Sans doute le projet prévoit-il deux filtres, mais les nuances ne trompent personne: elles expriment seulement le souhait légitime de ménager les susceptibilités juridictionnelles.

Certes, Jean-Marc Sauvé, vice-président du Conseil d'État, lors de son audition par notre commission en mai 2008, affirmait que « le filtre n'est pas un verrou ».

Pour autant, qui peut imaginer que le Conseil d'État et la Cour de cassation ne se bornent qu'à servir de courroie de transmission entre les juges du fond et le Conseil constitutionnel ?

Sans avoir une vision pessimiste qui pourrait conduire à une « guerre des juges », les illustrations du droit comparé démontrent plutôt la nocivité du filtrage par les juridictions suprêmes.

En l'espèce, le rôle qui leur est ici confié ouvre, comme l'écrit le professeur Bastien François, un risque d'arbitraire d'autant plus grave que leurs décisions ne sont susceptibles d'aucun recours.

Le filtrage a donc potentiellement des effets perturbateurs au sein de chaque ordre juridictionnel, effets qui se prolongent sur les relations avec le Conseil.

Aujourd'hui, les rapports entre le Conseil constitutionnel, le Conseil d'État et la Cour de cassation sont fondés sur la bonne entente.

Demain, avec le filtre, il y aura un lien organique entre les trois institutions.

D'un coté, la Cour de cassation et le Conseil d'État sont en position de force puisque le développement du contrôle de constitutionnalité a posteriori dépend de l'usage qu'elles feront du filtre et donc du nombre de questions prioritaires qu'elles accepteront de transmettre au Conseil constitutionnel.

Mais, de l'autre, une fois la question envoyée, la Cour de cassation et le Conseil d'État sont dans un position délicate puisque leur décision n'est pas souveraine mais soumise au contrôle du Conseil constitutionnel, lequel apparaîtra toujours comme le résultat d'un contrôle sur l'appréciation de constitutionnalité portée par les cours saisissantes...

Pour cette raison, nous avons proposé en commission un amendement qui vise à atténuer le rôle des cours suprêmes.

Je regrette, à la réflexion, que le constituant n'ait pas retenu des suggestions qui m'apparaissent aujourd'hui plus pertinentes qu'au moment où nous les avons écartées.

Je pense à celle, avancée par le professeur Bertrand Mathieu au sein du comité Balladur, de créer, au sein du Conseil constitutionnel, une chambre des requêtes qui aurait assuré la fonction de filtre.

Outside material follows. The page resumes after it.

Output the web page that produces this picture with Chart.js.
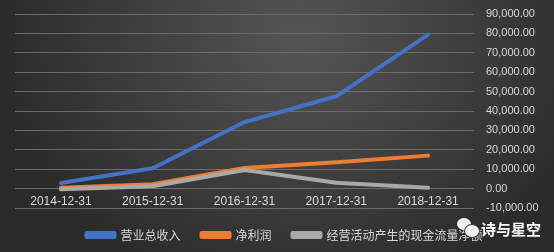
<!DOCTYPE html>
<html>
<head>
<meta charset="utf-8">
<script src="https://cdn.jsdelivr.net/npm/chart.js@4"></script>
<style>
    html, body { margin: 0; padding: 0; }
    #wrap {
        position: relative;
        width: 554px;
        height: 252px;
        background: radial-gradient(300px 260px at 300px 40px, #555555 0%, #2b2b2b 100%);
        overflow: hidden;
    }
    #mark {
        position: absolute;
        left: 457px;
        top: 217px;
        height: 22px;
        display: flex;
        align-items: center;
        color: #ffffff;
        font: bold 15px "Noto Sans CJK SC", sans-serif;
    }
    .bub { position: absolute; background: #f2f2f2; border-radius: 50%; }
</style>
</head>
<body>
<div id="wrap">
    <canvas id="myChart" width="554" height="252"></canvas>
    <div id="mark">
        <div style="position:relative;width:24px;height:22px;">
            <div class="bub" style="left:0;top:1px;width:14px;height:12px;"></div>
            <div class="bub" style="left:7px;top:7px;width:14px;height:12px;border:1px solid #3a3a3a;"></div>
        </div>
        <span>诗与星空</span>
    </div>
</div>
<script>
// categories and series
const categories = ['2014-12-31', '2015-12-31', '2016-12-31', '2017-12-31', '2018-12-31'];
const revenue = [2900, 10500, 34300, 47600, 79400];     // 营业总收入
const netProfit = [500, 2200, 10600, 13600, 17000];     // 净利润
const cashFlow = [-300, 1200, 9600, 3000, 400];         // 经营活动产生的现金流量净额
const seriesNames = ['营业总收入', '净利润', '经营活动产生的现金流量净额'];
const yMin = -10000, yMax = 90000, yStep = 10000;

const textColor = '#d9d9d9';
const gridColor = '#6b6b6b';

function lineSet(label, values, color, order) {
    return {
        label: label,
        data: values,
        borderColor: color,
        backgroundColor: color,
        borderWidth: 4,
        borderCapStyle: 'round',
        borderJoinStyle: 'round',
        pointRadius: 0,
        tension: 0,
        order: order
    };
}

const ctx = document.getElementById('myChart').getContext('2d');
var myChart = new Chart(ctx, {
    type: 'line',
    data: {
        labels: categories,
        datasets: [
            lineSet(seriesNames[0], revenue, '#4472c4', 2),
            lineSet(seriesNames[1], netProfit, '#ed7d31', 1),
            lineSet(seriesNames[2], cashFlow, '#a8a8a8', 0)
        ]
    },
    options: {
        responsive: false,
        animation: false,
        layout: { padding: { left: 15, top: 14, right: 0, bottom: 1 } },
        plugins: {
            tooltip: { enabled: false },
            legend: {
                position: 'bottom',
                labels: {
                    color: textColor,
                    font: { family: '"Noto Sans CJK SC", sans-serif', size: 12 },
                    boxWidth: 28,
                    boxHeight: 4,
                    padding: 21,
                    sort: (a, b) => a.datasetIndex - b.datasetIndex
                }
            }
        },
        scales: {
            x: {
                type: 'category',
                offset: true,
                position: { y: 0 },   // category labels sit just under the zero line
                grid: { display: false, drawTicks: false },
                border: { display: false },
                ticks: {
                    color: textColor,
                    padding: 6,
                    maxRotation: 0,
                    font: { family: '"Liberation Sans", Arial, sans-serif', size: 12 }
                }
            },
            y: {
                position: 'right',
                min: yMin,
                max: yMax,
                afterFit: function(scale) {
                    scale.width = 80;
                    // tick padding otherwise pushes the plot top down
                    scale.paddingTop = 7;
                    scale.paddingBottom = 7;
                },
                grid: { color: gridColor, lineWidth: 1, drawTicks: false },
                border: { display: false },
                ticks: {
                    stepSize: yStep,
                    color: textColor,
                    padding: 12,
                    font: { family: '"Liberation Sans", Arial, sans-serif', size: 11 },
                    callback: function(value) {
                        return value.toLocaleString('en-US', { minimumFractionDigits: 2, maximumFractionDigits: 2 });
                    }
                }
            }
        }
    }
});
</script>
</body>
</html>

Malheureusement, le texte de la Constitution est ainsi fait que nous ne pouvons plus y revenir.

La question prioritaire, et c'est mon second point, a aussi des conséquences pour le Conseil constitutionnel lui-même.

Avec le contrôle a priori, le contentieux de constitutionnalité était encastré dans la procédure d'élaboration de la loi. L'on a même pu parler du Conseil comme d'une « troisième chambre ».

Avec le contrôle a posteriori, le conseil constitutionnel s'enchâsse dans le contentieux général.

Lui qui n'avait pas une nature juridique très définie – le général de Gaulle n'avait pas voulu en faire un tribunal, il n'a d'ailleurs pas l'appellation de « cour » dans la Constitution et vous ne trouverez pas dans les articles de la Constitution de terme désignant les membres du Conseil constitutionnel comme des juges constitutionnels – devient aujourd'hui un tribunal.